Iraqi NGO documents prisoner abuse
An Iraqi nongovernmental organization (NGO) established this year to assist former prisoners who have suffered abuses in prison has received an overwhelming initial response. "This organization has already received nearly 125 reports of prisoner abuse inside Iraqi prisons," said Khalid Rabia'a, spokesman for the Prisoners' Association for Justice (PAJ), which officially began its work six weeks ago.
According to Rabia'a, former prisoners have often reported that they were beaten with cables, kicked in the testicles, burnt with cigarettes, forced to wear hoods for days at a time and forced to sign confessions while under interrogation.
One former prisoner spoke about treatment he received after being arrested for alleged involvement with the ongoing Iraqi insurgency. "I was tortured by the Iraqi army and they used horrible ways to get information out of me," said Fahed Ahmed. "But after three months, they released me without any proof I was helping the insurgency." Ahmed said that beatings with cables were a "common punishment," and further claimed he had been raped twice while in detention by soldiers of the Iraqi army.
Officials at the Ministry of Justice, meanwhile, say the fact that Iraqi prisons are often run by occupation forces makes it more difficult to rectify the situation. "It will be difficult for the justice ministry to learn about all the problems concerning the abuse of detainees, although we've already begun reviewing all the cases," said Zacarias Ali, a senior ministry official. "But the country's prisons must be brought under our control, not under that of the US."
According to the Ministry of Defense, nearly 30,000 prisoners have had their cases reviewed by the justice ministry since August 2004, and more than 15,000 have been freed from local prisons.
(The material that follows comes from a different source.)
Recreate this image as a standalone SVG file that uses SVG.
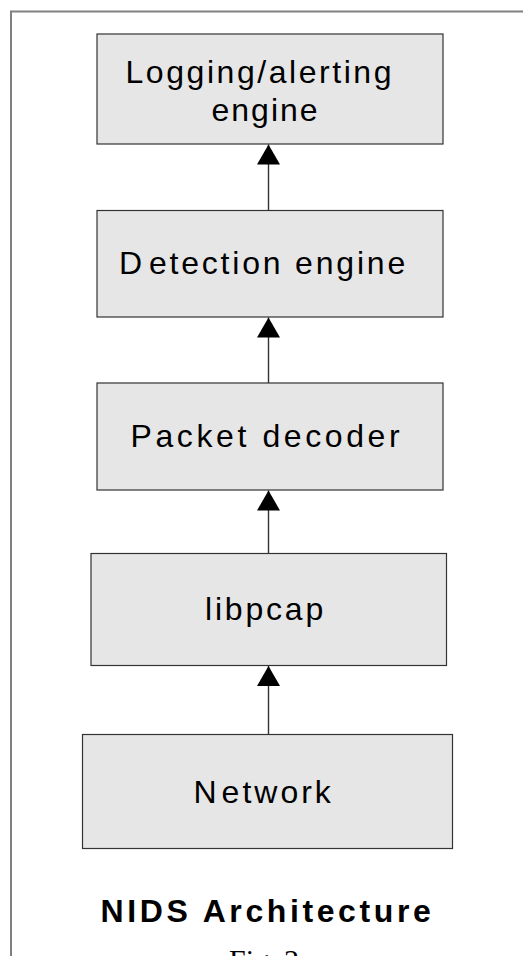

The reviewed cases–70 percent of whom were accused of conspiring with the ongoing insurgency–revealed thousands of detentions without charge.
Allegations of abuse have been leveled at US, UK and Iraqi authorities, which currently share control of Iraq's national prison system. US forces retain command of the infamous Abu Ghraib prison and an airport detention camp in Baghdad, while British forces run the Um Qasr prison in southern Iraq. The Iraqi army and police, meanwhile, are responsible for all other detention facilities.
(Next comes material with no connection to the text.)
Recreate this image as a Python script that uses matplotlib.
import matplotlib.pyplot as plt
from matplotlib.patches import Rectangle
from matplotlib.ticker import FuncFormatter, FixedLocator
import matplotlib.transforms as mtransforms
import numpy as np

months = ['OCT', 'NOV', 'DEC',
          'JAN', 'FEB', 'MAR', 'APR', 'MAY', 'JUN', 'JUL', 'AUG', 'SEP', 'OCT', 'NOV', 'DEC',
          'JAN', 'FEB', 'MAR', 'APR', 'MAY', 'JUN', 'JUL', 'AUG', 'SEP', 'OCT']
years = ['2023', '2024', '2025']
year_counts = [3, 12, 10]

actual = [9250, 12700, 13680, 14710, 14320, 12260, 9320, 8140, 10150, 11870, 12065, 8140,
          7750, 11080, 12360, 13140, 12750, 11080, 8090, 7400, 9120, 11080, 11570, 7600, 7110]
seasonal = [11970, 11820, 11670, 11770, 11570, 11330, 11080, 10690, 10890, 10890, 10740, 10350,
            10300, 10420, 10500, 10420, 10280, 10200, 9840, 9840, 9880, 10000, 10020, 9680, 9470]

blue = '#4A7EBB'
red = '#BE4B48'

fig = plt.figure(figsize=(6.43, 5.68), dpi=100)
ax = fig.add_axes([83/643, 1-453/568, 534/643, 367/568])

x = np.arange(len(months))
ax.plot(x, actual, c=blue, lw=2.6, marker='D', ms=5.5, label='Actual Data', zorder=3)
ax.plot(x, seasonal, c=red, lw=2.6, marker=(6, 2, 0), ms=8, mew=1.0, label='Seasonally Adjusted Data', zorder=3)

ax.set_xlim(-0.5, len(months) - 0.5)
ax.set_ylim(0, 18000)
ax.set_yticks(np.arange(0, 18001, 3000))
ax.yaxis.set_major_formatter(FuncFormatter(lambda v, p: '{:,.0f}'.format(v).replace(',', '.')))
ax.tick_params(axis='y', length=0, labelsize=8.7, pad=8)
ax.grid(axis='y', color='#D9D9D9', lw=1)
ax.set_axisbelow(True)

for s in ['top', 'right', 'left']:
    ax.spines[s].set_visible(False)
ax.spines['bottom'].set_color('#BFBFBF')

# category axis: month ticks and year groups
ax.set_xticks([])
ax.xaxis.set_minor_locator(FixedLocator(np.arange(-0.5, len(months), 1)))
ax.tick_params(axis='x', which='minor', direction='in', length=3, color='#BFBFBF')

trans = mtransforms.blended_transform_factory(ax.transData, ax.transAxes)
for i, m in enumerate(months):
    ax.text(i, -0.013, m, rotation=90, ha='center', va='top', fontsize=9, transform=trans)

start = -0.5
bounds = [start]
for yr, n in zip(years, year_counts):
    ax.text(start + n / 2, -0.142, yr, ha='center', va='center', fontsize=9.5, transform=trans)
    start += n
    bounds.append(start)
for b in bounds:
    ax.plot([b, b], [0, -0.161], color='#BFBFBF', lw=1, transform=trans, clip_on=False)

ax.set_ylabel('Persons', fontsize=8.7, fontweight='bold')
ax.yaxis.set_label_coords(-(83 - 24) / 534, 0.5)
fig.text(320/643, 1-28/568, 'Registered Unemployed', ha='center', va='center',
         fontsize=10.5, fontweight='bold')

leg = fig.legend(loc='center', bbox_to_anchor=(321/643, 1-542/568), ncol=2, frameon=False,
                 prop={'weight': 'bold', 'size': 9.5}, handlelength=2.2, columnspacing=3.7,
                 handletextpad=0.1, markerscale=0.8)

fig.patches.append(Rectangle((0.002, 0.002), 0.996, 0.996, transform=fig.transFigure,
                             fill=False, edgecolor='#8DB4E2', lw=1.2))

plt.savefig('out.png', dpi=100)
In mid-November of last year, 173 prisoners were found by US troops at an interior ministry building in Baghdad, bearing signs of torture, malnutrition and mistreatment. Iraqi Prime Minister Ibrahim al-Jafari ordered an investigation into the abuses at the time, but no results have been released to date.
In April 2004, a series of photographs of inmates being abused by US soldiers in Abu Ghraib led to worldwide condemnation and the prosecution of the soldiers involved. Last week, though, new images of abuse emerged from the same prison, showing images of the apparent killing, torture and sexual humiliation of prisoners. The British military has also been criticized following the release this month of video footage showing UK soldiers savagely beating four young Iraqi civilians in southern Iraq in 2004.
Besides common allegations of mistreatment and abuse, conditions inside many Iraqi prisons are reportedly substandard. "Most Iraqis who have been arrested are incarcerated in jails under conditions that fall below international standards and are in calamitous need of reform," said Hamam Ali, a senior official at the Ministry of Human Rights.
In the meantime, Iraqi officials say they are largely helpless to do anything as long as prison facilities remain under foreign control. "After the last scandal with the abuse of young men by British troops in the south and the new pictures released from Abu Ghraib, we've urged the US military to hand over prisons to local authorities," said Ra'ad Sinawi, a senior defense ministry official.
Along with legal assistance, the PAJ offers counseling for trauma victims and helps families to relocate relatives who have been arrested. "Nearly 50 families have approached us to help them find loved ones," Rabia'a said. "In some cases, they've been missing for more than five months."